The incomparable Nigel Slater does a thyme dressing for the tomato salad (see below) and it is the clincher for this combination.

Back in May I bought a couple of  “green” tomato plants at the market in Lautrec.

The young woman assured me they would produce beautiful sweet green tomatoes.

Really?– seems a contradiction in terms.”

“You’ll see!”.

She was right. I’ve been eating my words and the green tomatoes for a couple of weeks now!

I thanked her today at the market after buying the mackerel from the fishmonger.

She said she was pleased I liked them.

“People are reluctant to buy them–obviously not ready–not ripe, they say”.

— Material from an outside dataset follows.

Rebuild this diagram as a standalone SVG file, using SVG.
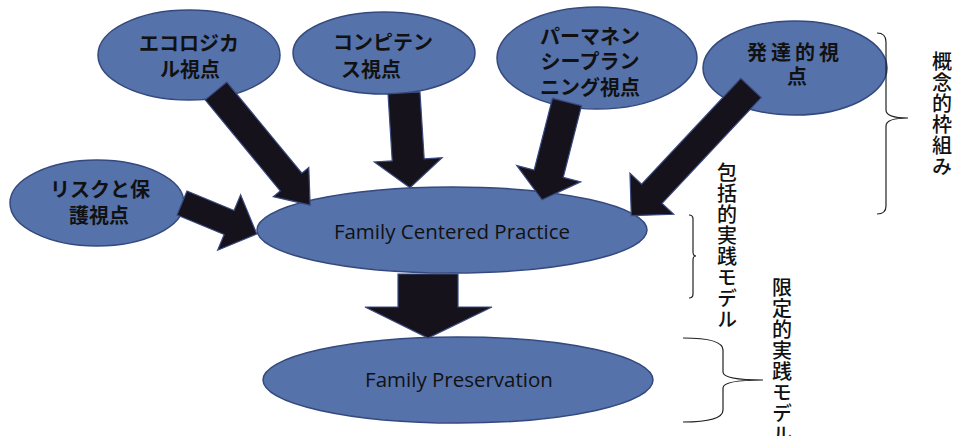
<svg xmlns="http://www.w3.org/2000/svg" width="955" height="436" viewBox="0 0 955 436">
  <style>
    .node { fill: #5672aa; stroke: #34497e; stroke-width: 1.5; }
    .jp { font-family: "Noto Sans CJK JP", "Noto Sans", sans-serif; font-size: 20px; font-weight: 700; fill: #111; text-anchor: middle; }
    .en { font-family: "Open Sans", "Liberation Sans", sans-serif; font-size: 20.5px; fill: #111; text-anchor: middle; }
    .arrow { fill: #15121c; stroke: #3a4a80; stroke-width: 1.2; stroke-linejoin: miter; }
    .brace { fill: none; stroke: #222; stroke-width: 1.2; }
    .vlabel { font-family: "Noto Sans CJK JP", "Noto Sans", sans-serif; font-size: 20px; font-weight: 500; fill: #111; writing-mode: vertical-rl; letter-spacing: 1px; }
  </style>

  <!-- nodes -->
  <g id="ecological">
    <ellipse class="node" cx="189" cy="55" rx="91" ry="45"/>
    <text class="jp" x="189" y="51">エコロジカ</text>
    <text class="jp" x="190" y="77">ル視点</text>
  </g>
  <g id="competence">
    <ellipse class="node" cx="384" cy="53" rx="91" ry="41"/>
    <text class="jp" x="383" y="50">コンピテン</text>
    <text class="jp" x="371" y="77">ス視点</text>
  </g>
  <g id="permanency">
    <ellipse class="node" cx="597" cy="58" rx="100" ry="51"/>
    <text class="jp" x="590" y="44">パーマネン</text>
    <text class="jp" x="590" y="69">シープラン</text>
    <text class="jp" x="590" y="95">ニング視点</text>
  </g>
  <g id="developmental">
    <ellipse class="node" cx="795" cy="68" rx="92" ry="47"/>
    <text class="jp" x="795" y="60" letter-spacing="4">発達的視</text>
    <text class="jp" x="797" y="84">点</text>
  </g>
  <g id="risk">
    <ellipse class="node" cx="97" cy="203" rx="87" ry="43"/>
    <text class="jp" x="100" y="197">リスクと保</text>
    <text class="jp" x="99" y="223">護視点</text>
  </g>
  <g id="fcp">
    <ellipse class="node" cx="452" cy="230" rx="195" ry="43"/>
    <text class="en" x="452" y="239">Family Centered Practice</text>
  </g>
  <g id="fp">
    <ellipse class="node" cx="458" cy="380" rx="195" ry="43"/>
    <text class="en" x="459" y="387">Family Preservation</text>
  </g>

  <!-- connectors: block arrows, drawn tail at origin pointing along +x -->
  <g id="connectors">
    <path class="arrow" transform="translate(216,91) rotate(50.5)" d="M0,-14 H118 V-23 L148,0 L118,23 V14 H0 Z"/>
    <path class="arrow" transform="translate(404,93) rotate(86.4)" d="M0,-16 H67 V-34 L95,0 L67,34 V16 H0 Z"/>
    <path class="arrow" transform="translate(567,102) rotate(104.3)" d="M0,-15 H74 V-33 L101,0 L74,33 V15 H0 Z"/>
    <path class="arrow" transform="translate(751,88) rotate(133.15)" d="M0,-14 H145 V-30 L175,0 L145,30 V14 H0 Z"/>
    <path class="arrow" transform="translate(182,203) rotate(22.5)" d="M0,-13 H51 V-30 L81,0 L51,30 V13 H0 Z"/>
    <path class="arrow" d="M398,274 H458 V307 H492 L428,338 L365,307 H398 Z"/>
  </g>

  <!-- braces and side labels -->
  <g id="framework">
    <path class="brace" d="M877,33 Q886,33 886,42 L886,110 Q886,118 908,118 Q886,118 886,126 L886,206 Q886,214 877,214"/>
    <text class="vlabel" x="942" y="51">概念的枠組み</text>
  </g>
  <g id="comprehensive">
    <path class="brace" d="M689,215 Q693,215 693,219 L693,252 Q693,256 696,256 Q693,256 693,260 L693,294 Q693,298 689,298"/>
    <text class="vlabel" x="727" y="162">包括的実践モデル</text>
  </g>
  <g id="limited">
    <path class="brace" d="M683,338 Q723,338 723,350 L723,372 Q723,380 763,380 Q723,380 723,388 L723,410 Q723,422 683,422"/>
    <text class="vlabel" x="782" y="277">限定的実践モデル</text>
  </g>
</svg>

Worth a try I say–with the zeal of the newly converted!

for 2

2 very fresh mackerel–in fillets

salt and pepper

olive oil

tomatoes for the salad–cut up or sliced as you like (of course you can use RED!)

for the dressing:

1 garlic clove–peeled and pulped with a good pinch of salt

1 tablespoon thyme leaves–chopped

lemon–juiced

4 tablespoons olive oil

salt and pepper

making the dressing:

Pound the thyme leaves with the garlic clove and salt.

Add some pepper.

Mix in the lemon juice,

then the olive oil.

Cooking the mackerel

  • Heat the grill to hot.
  • Brush the fillets with olive oil and season them well.
  • Lay some foil over the grill pan–brush with oil.
  • Place the fillets, skin side up, on the foil.
  • Place under the grill.
  • The skin will start to scorch and bubble–which adds to the flavour.

(Careful not to overdo it though.)

Dress the tomato salad, add the cooked fillets and drizzle the fish with a little more of the dressing.